“He apologized to me,” former US national team coach Mark Schubert told the New York Times. “He kept repeating, ‘You’ve done so much for me, and I let you down.’ He kept saying over and over, ‘I didn’t mean for any of this to happen.’”
The 38-year-old Keller, who stands six feet, six inches tall, was seen on social media footage inside the Capitol Rotunda wearing a Team USA jacket. He turned himself in to federal authorities on Thursday, one day after being charged with knowingly entering a restricted building and with two misdemeanors.
News of the charges prompted President Donald Trump haters, such as former MSNBC host Keith Olbermann, to call on US Olympic officials to demand that the International Olympic Committee (IOC) take back Keller’s three gold and two bronze medals.
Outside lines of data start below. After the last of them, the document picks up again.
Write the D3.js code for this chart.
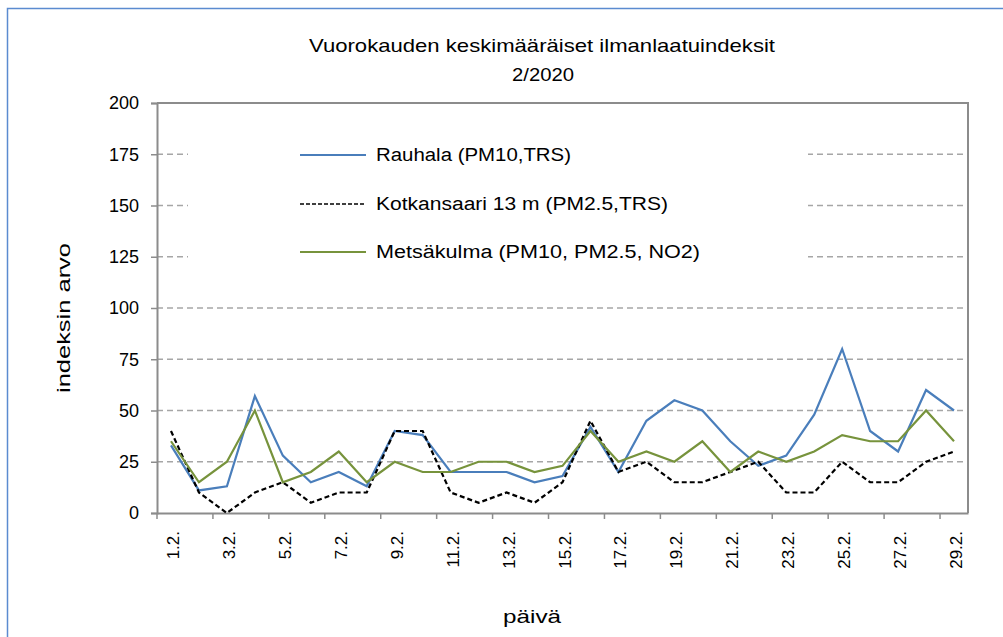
<!DOCTYPE html>
<html><head><meta charset="utf-8">
<script src="https://cdn.jsdelivr.net/npm/d3@7"></script>
<style>body{margin:0;background:#fff}svg{display:block}text{font-family:"Liberation Sans",Arial,sans-serif;fill:#000}</style>
</head><body><svg id="c" width="1003" height="637"></svg>
<script>
const days = d3.range(1, 30).map(d => d + ".2.");
const rauhala = [33,11,13,57,28,15,20,13,40,38,20,20,20,15,18,42,20,45,55,50,35,23,28,48,80,40,30,60,50];
const kotkansaari = [40,10,0,10,15,5,10,10,40,40,10,5,10,5,15,45,20,25,15,15,20,25,10,10,25,15,15,25,30];
const metsakulma = [35,15,25,50,15,20,30,15,25,20,20,25,25,20,23,40,25,30,25,35,20,30,25,30,38,35,35,50,35];
const yTicks = [0,25,50,75,100,125,150,175,200];
const seriesNames = ["Rauhala (PM10,TRS)", "Kotkansaari 13 m (PM2.5,TRS)", "Metsäkulma (PM10, PM2.5, NO2)"];

const series = [
  {name: seriesNames[0], values: rauhala, color: "#4a7ebb", dash: null, tl: 195},
  {name: seriesNames[1], values: kotkansaari, color: "#000", dash: "5,3", tl: 292},
  {name: seriesNames[2], values: metsakulma, color: "#77933c", dash: null, tl: 324}
];

const svg = d3.select("#c");
const L = 157, R = 968, T = 103, B = 513;

svg.append("rect").attr("x", 7.5).attr("y", 8.5).attr("width", 1100).attr("height", 700)
  .attr("fill", "none").attr("stroke", "#5b8bd0").attr("stroke-width", 1.5);

const x = d3.scaleBand().domain(days).range([L, R]).paddingInner(0).paddingOuter(0);
const y = d3.scaleLinear().domain([0, 200]).range([B, T]);

svg.append("g").selectAll("line").data(yTicks.filter(v => v > 0 && v < 200)).join("line")
  .attr("x1", L).attr("x2", R).attr("y1", d => y(d)).attr("y2", d => y(d))
  .attr("stroke", "#a6a6a6").attr("stroke-width", 1.5).attr("stroke-dasharray", "6,4");

svg.append("path").attr("d", `M${L},${T}H${R}V${B}`).attr("fill", "none").attr("stroke", "#8c8c8c").attr("stroke-width", 2);

const yAxis = svg.append("g").attr("transform", `translate(${L},0)`)
  .call(d3.axisLeft(y).tickValues(yTicks).tickSize(6).tickPadding(12));
yAxis.select(".domain").attr("stroke", "#8c8c8c").attr("stroke-width", 2);
yAxis.selectAll(".tick line").attr("stroke", "#8c8c8c").attr("stroke-width", 1.5);
yAxis.selectAll("text").attr("font-size", 18).attr("font-family", "Liberation Sans, Arial, sans-serif")
  .attr("textLength", null);

const xAxis = svg.append("g").attr("transform", `translate(0,${B})`)
  .call(d3.axisBottom(x).tickValues([]).tickSizeOuter(0));
xAxis.select(".domain").attr("stroke", "#8c8c8c").attr("stroke-width", 2);
const tickPos = d3.range(0, 29, 2).map(i => x(days[i]));
svg.append("g").selectAll("line").data(tickPos).join("line")
  .attr("x1", d => d).attr("x2", d => d).attr("y1", B).attr("y2", B + 6)
  .attr("stroke", "#8c8c8c").attr("stroke-width", 1.5);
svg.append("g").selectAll("text").data(days.filter((d, i) => i % 2 === 0)).join("text")
  .attr("transform", d => `translate(${x(d) + x.bandwidth() / 2 + 8},531) rotate(-90)`)
  .attr("text-anchor", "end").attr("font-size", 17).text(d => d);

const line = d3.line().x((d, i) => x(days[i]) + x.bandwidth() / 2).y(d => y(d));
series.forEach(s => {
  svg.append("path").datum(s.values).attr("d", line).attr("fill", "none")
    .attr("stroke", s.color).attr("stroke-width", 2.2)
    .attr("stroke-dasharray", s.dash).attr("stroke-linejoin", "miter");
});

svg.append("rect").attr("x", 188).attr("y", 130).attr("width", 620).attr("height", 148).attr("fill", "#fff");
const legY = [155, 204, 252];
series.forEach((s, i) => {
  svg.append("line").attr("x1", 300).attr("x2", 366).attr("y1", legY[i]).attr("y2", legY[i])
    .attr("stroke", s.color).attr("stroke-width", s.dash ? 1.5 : 1.8).attr("stroke-dasharray", s.dash ? "4,2" : null);
  svg.append("text").attr("x", 376).attr("y", legY[i] + 6).attr("font-size", 18)
    .attr("textLength", s.tl).attr("lengthAdjust", "spacingAndGlyphs").text(s.name);
});

svg.append("text").attr("x", 542).attr("y", 52).attr("text-anchor", "middle").attr("font-size", 19)
  .attr("textLength", 466).attr("lengthAdjust", "spacingAndGlyphs").text("Vuorokauden keskimääräiset ilmanlaatuindeksit");
svg.append("text").attr("x", 543).attr("y", 81).attr("text-anchor", "middle").attr("font-size", 19)
  .attr("textLength", 62).attr("lengthAdjust", "spacingAndGlyphs").text("2/2020");
svg.append("text").attr("transform", "translate(70,318) rotate(-90)").attr("text-anchor", "middle")
  .attr("font-size", 19).attr("textLength", 150).attr("lengthAdjust", "spacingAndGlyphs").text("indeksin arvo");
svg.append("text").attr("x", 532).attr("y", 623).attr("text-anchor", "middle").attr("font-size", 19)
  .attr("textLength", 58).attr("lengthAdjust", "spacingAndGlyphs").text("päivä");
</script></body></html>
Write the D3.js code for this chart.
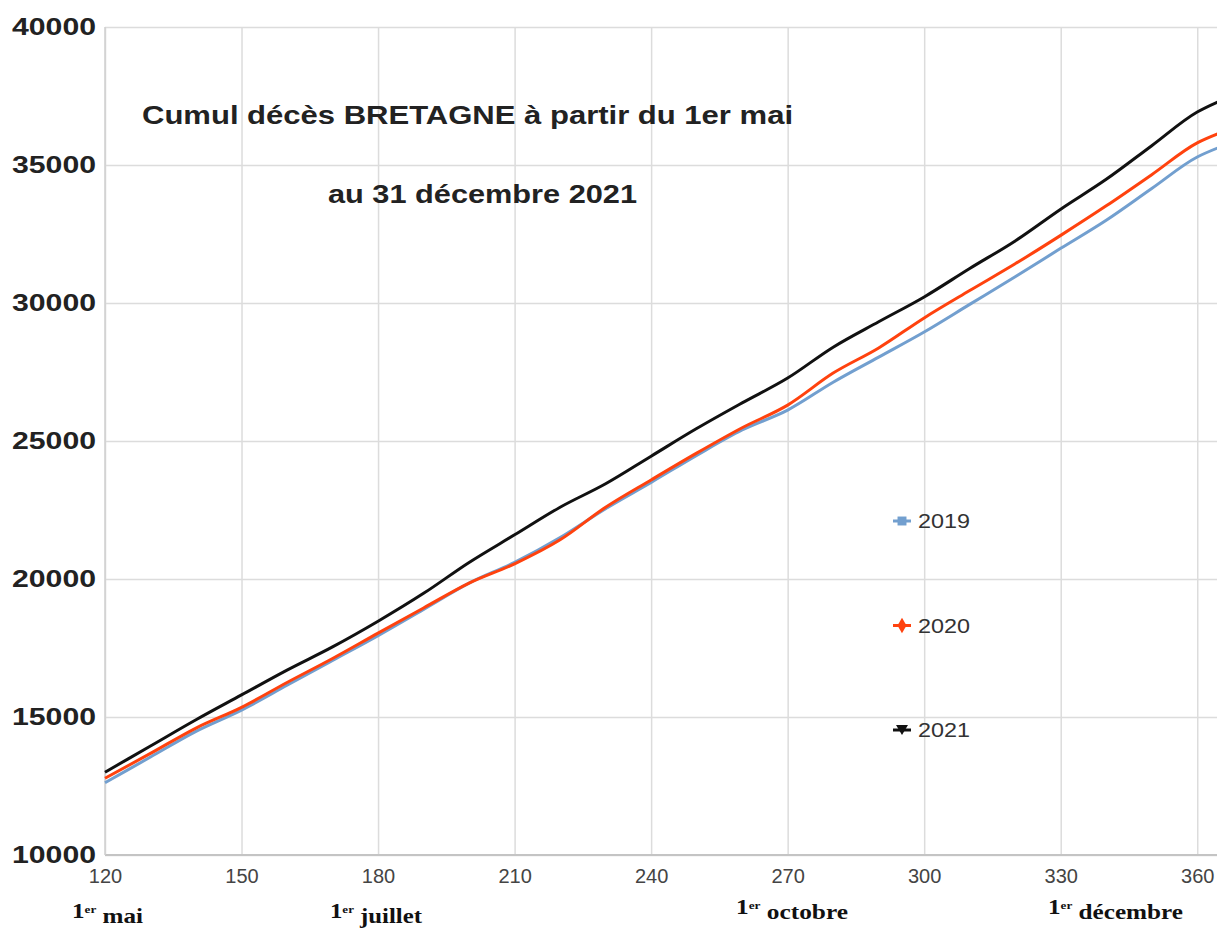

The three-time Olympian’s tearful apology apparently did little to soften those reactions.
“He’s only sorry because he was caught,” one observer said Tuesday on Twitter. “I agree with those calling for him to be stripped of his Olympic medals.”
Another commenter said Keller was “part of the MAGA terrorist attack and attempted coup” and therefore must be stripped of his medals. “He meant what he did,” she said. “No white-privilege excuses. Fired, prosecuted, convicted, imprisoned.” One observer suggested that Keller should also lose the collegiate medals he won when he was a champion swimmer at the University of Southern California.
The comments were typical of the tone seen from Democrats in the wake of the January 6 riot, which bubbled up from an election-fraud protest. Leftists have called for such penalties as revoking the college degrees of GOP members of Congress who disputed President-elect Joe Biden’s victory and blacklisting members of President Trump’s administration from getting jobs, book deals or speaking engagements.
One angry Twitter user said the rioters were “malicious maniacs” and “should have been shot and killed, all of them, by Capitol police.” Another commenter stopped short of execution, saying Keller wore his Olympic jacket to the riot and should be given the maximum sentence. Still another was disgusted by Keller’s apology, calling it “cover for a terrorist. How white of you.”
The felony charge alone could get Keller as much as 10 years in prison and a $250,000 fine. But much to the chagrin of the virtual pitchfork-and-torch crowd, it would be unlikely for the IOC to revoke his medals. The Olympic Charter doesn’t provide for stripping medals based on an athlete’s conduct after the games.
The 149 medals that have been taken away since 1968 all related to the integrity of the sport or the athlete’s sportsmanship. All but seven of the medal revocations in history related to doping allegations and drug testing. The others related to the athlete’s eligibility as an amateur of legal age and sportsmanship issues.
Nearly 90 Olympians have been convicted of crimes serious enough to merit prison sentences, according to Olympedia.org, including cases involving murder, child sexual assault, treason and trafficking child prostitutes. None was stripped of a medal.